His shoe deodorizing business faded when he reached high school. But the second act of his entrepreneurial life is a long way from smelly shoes.
Divakarla later started his current business, Quiet Falls Woodworks, in Jan. 2022. “My mom signed me up for a class just to make a simple charcuterie type board, cutting a circle out of a plank of wood,” Divakarla said. “And then from there my interest really was peaked into the whole world of woodworking.”
Divakarla said his passion for handiwork is not new. “I’ve always loved just doing stuff with my hands and making stuff,” he said. “So woodworking and school and sports have kind of help me create the balance of my life that I like to have.”
Divikarla’s success comes from his strong work ethic. His math teacher, Lori White, says that he approaches everything with dedication and hard work. “He works incredibly hard. He’s one that’s always on top of his work in general. I think the whole idea of working on his business has really made him focus a little more on that he has to get his classwork done so he can take care of the business aspect of it,” White said.
Divarkala has given gifts of his work to White out of gratitude. “For the past two years for the holidays for Christmas he gave me a sample of what he’s done,” White said. “This year he made me one of his cutting boards because I also wrote his college recommendation.”

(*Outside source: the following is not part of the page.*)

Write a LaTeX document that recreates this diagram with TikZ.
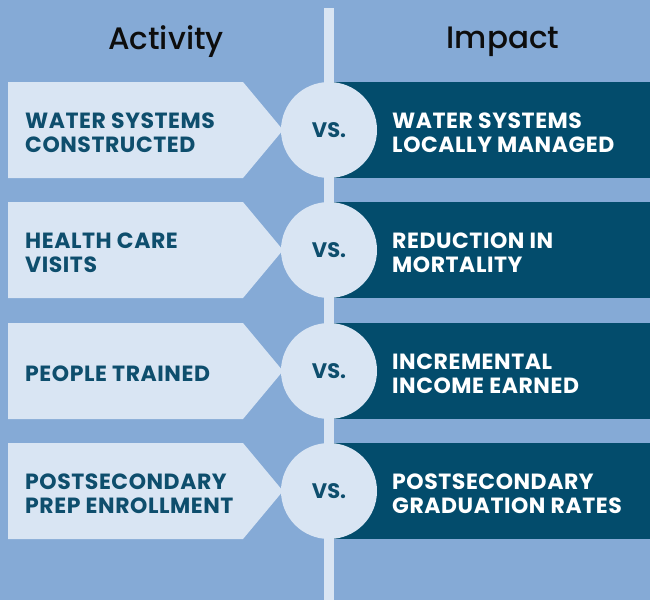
\documentclass[tikz,border=0pt]{standalone}
\usepackage{fontspec}
\setmainfont{Poppins}
\newfontfamily\headfont{Poppins Medium}
\newfontfamily\capsfont{Poppins}[LetterSpace=2.5]
\usetikzlibrary{positioning}

\definecolor{bgblue}{HTML}{85AAD6}
\definecolor{paleblue}{HTML}{D9E5F3}
\definecolor{deepteal}{HTML}{034C6C}
\definecolor{inkteal}{HTML}{0E4E6D}

\begin{document}
\begin{tikzpicture}[x=1pt,y=-1pt,
  heading/.style={font=\headfont\fontsize{31}{33}\selectfont, text=black!95, inner sep=0},
  actlabel/.style={font=\capsfont\fontsize{22}{24}\selectfont\bfseries, text=inkteal, align=left, anchor=west, inner sep=0},
  implabel/.style={font=\capsfont\fontsize{22}{24}\selectfont\bfseries, text=white, align=left, anchor=west, inner sep=0},
  vsdisc/.style={circle, fill=paleblue, minimum size=96pt, inner sep=0,
    font=\fontsize{21}{24}\selectfont\bfseries, text=inkteal}]

  % backdrop and divider
  \fill[bgblue] (0,0) rectangle (650,600);
  \fill[paleblue] (324,8) rectangle (334,600);

  \node[heading] (activity) at (166,42) {Activity};
  \node[heading] (impact)   at (503,42) {Impact};

  % one row per comparison
  \foreach \y/\lft/\rgt [count=\i] in {
      130/{WATER SYSTEMS\\CONSTRUCTED}/{WATER SYSTEMS\\LOCALLY MANAGED},
      250/{HEALTH CARE\\VISITS}/{REDUCTION IN\\MORTALITY},
      371/{PEOPLE TRAINED}/{INCREMENTAL\\INCOME EARNED},
      491/{POSTSECONDARY\\PREP ENROLLMENT}/{POSTSECONDARY\\GRADUATION RATES}} {
    \fill[paleblue] (8,\y-48) -- (243,\y-48) -- (283,\y) -- (243,\y+48) -- (8,\y+48) -- cycle;
    \fill[deepteal] (329,\y-48) rectangle (650,\y+48);
    \node[vsdisc] (vs\i) at (329,\y) {VS.};
    \node[actlabel] (act\i) at (25,\y+3) {\lft};
    \node[implabel] (imp\i) at (392,\y+3) {\rgt};
  }
\end{tikzpicture}
\end{document}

It takes a lot to start a business, especially as a teenager. Divakarla approaches his plans first by brainstorming. “For me, it all really just starts with writing all of my thoughts down,“ he said.
Divakarla then starts his board-making procedure by visiting an Amish-run sawmill in Middlefield, Ohio. “The whole process starts with taking the rough material and making it into perfectly flat square rectangular material that you can work with and then from there there’s two different paths for the charcuterie boards,” he said. A charcuterie board is an appetizer typically served on a wooden board or stone slab.
Divakarla makes and sells a variety of kitchen boards. His least expensive board is a 6-inch-by-10-inch board that sells for $10, but Divakarla also sells cheese boards and end grain boards that range from $80 to $150. End grain boards are a type of board that aligns the wood to maximize its strength. ”I would say the average charcuterie board that I make – so the cheese boards – are around 40 to 60,” dollars, Divakarla said.
Divakarla has been involved with woodworking for about two and a half years. He is very dedicated to his business and uses his freetime to grow Quiet Falls Woodworking. “I had extra free periods in my schedule from switching out of the IB program. I decided to go to the IC and then use those free blocks to start a business and make some money doing what I love to do with wood,” Divakarla said.
Divakarla plans to study metallurgical engineering after graduation, but said he may keep his business as a hobby while in school. Metallurgical engineering is the study of metals and how metals can be safely transformed into the products that benefit humanity.
Said Divakarla, “I applied and have already been accepted to Colorado School of Mines, which is a STEM-based College in Golden, Colorado that offers a lot of hands-on learning.”